Bonsoir Fenrir, et tout le monde.
Ta réticence me semble un symptôme qui existe chez plusieurs personnes, et un signe des temps face à une évolution de la pratique depuis plusieurs années, qui suscite à la fois critiques, résistances, doutes, espoirs, un mouvement de rigidification d'une logique de système d'un côté, et de volonté de liberté individuelle de l'autre.
Pour ma part, je me suis donné à la pratique en groupe, puis je me suis confronté à la pratique seul. Mais après cette formation.

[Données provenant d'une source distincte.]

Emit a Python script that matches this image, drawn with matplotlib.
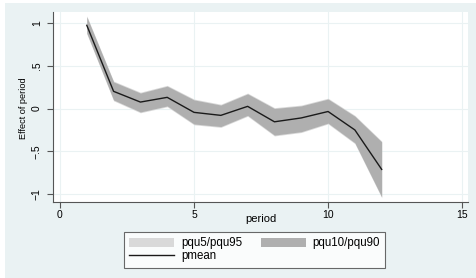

Attention, quand je parle du zen strong, c'est qu'il y a une tendance chez certains à proposer(imposer?) une pratique dite "strong", qui à mon avis est rigide, basée sur trop de volontarisme et pas assez de détente, et qui correspond à tout un imaginaire sur le zen japonais et son ambiance austère voire martiale, mais qui à mon avis ne libère de rien, sauf de quelque argent, de temps.
Il y a forcément un risque à prendre dans la confrontation à l'autre. Aussi le risque de la déception.
Mais l'on pourrait se demander si l'engouement pour la pleine conscience et une pratique axée vers le mieux-être ne pourrait pas poser la question d'une pratique tendant vers un absolu de l'Eveil, qui peut être en fait un nouveau mythe dans lequel on s'emprisonne, pour en fait ne pas affronter le monde et ses turpitudes, et s'enfermer dans son monde intérieur, sa respiration, son auto observation, bref, un autocentrage au nom de l'éveil à la réalité ultime qu'on enferme dans sa chambre.
Après, on peut aussi être rétif à entrer dans un groupe où le fonctionnement est rentré dans le ronron d'un hyperconservatisme d'une pratique destinée à alimenter un système de pouvoir : pouvoir du maître, du responsable, où au nom de l'éveil on dira de renoncer à sa propre vie pour donner temps, argent, énergie au dojo.
Je présente à dessin les cas extrèmes, mais ils existent réellement, il faut donc ne pas se leurrer.
L'important, est de clarifier à chaque fois ce qu'on veut vraiment vivre, et aussi de démonter les mythes qu'on se construit au sujet de la pratique. Il est vrai que pour cela, rencontrer d'autres pratiquants peut largement aider à relativiser ce qu'on vit seul.
Il ne faut pas croire que le zen échappe aux crises de notre civilisation : il est frappé comme tout le monde. Cela veut dire qu'il y a des défis à relever : quelle est le sens et la forme d'une tradition ancienne dans un monde moderne? Que garder, que ne plus garder?
Il faut aussi se rappeler pourquoi l'on a décidé de pratiquer, et se le rappeler souvent. Et aussi vivre, sa vie normale, se confronter aux autres, résoudre ses problèmes...et ne pas trop s'en vouloir de ne pas coller à un idéal.
Je ne crois pas qu'on ne convienne pas à une voie. Le maître de Ryokan écrit à propos de lui : "O Ryo, tu es comme un idiot, mais ta grande voie est large!"
Car oui, le pire c'est de voir que tout ce qu'on construit autour de ce qu'on pense être "notre" voie, tombe par terre en morceaux. Or, la réalité ne fera pas de cadeaux : les illusions tomberont. Mais elle fera aussi de grands cadeaux : quand on rentre dans la réalité sans ses illusions, on vit sa vie plus réellement. Notre voie, c'est vivre la réalité. Vivre la réalité, même zazen n'est pas nécessaire pour cela.
Si l'on comprend cela, alors quand on s'assied, on peut se rendre compte qu'à chaque fois on le choisit, on le désire, et que ce choix et ce désir se dissolvent en eux-mêmes, en nous-mêmes, et qu'on peut vivre avec choix et désir, sans plus souffrir. On n'a plus besoin de faire zazen pour se libérer.
On vit la liberté dans zazen, hors de zazen, et fini de se faire du mal avec encore des devoirs à faire.
Aimer la vie, c'est être libre.
Après, que certains veuillent pratiquer pour le bien-être, c'est bien mieux que vouloir exploiter les autres, dire du mal, faire du mal. Chacun peut trouver la pratique qui lui va.
La dimension ultime c''est bien, mais la dimension relative n'en est jamais absente.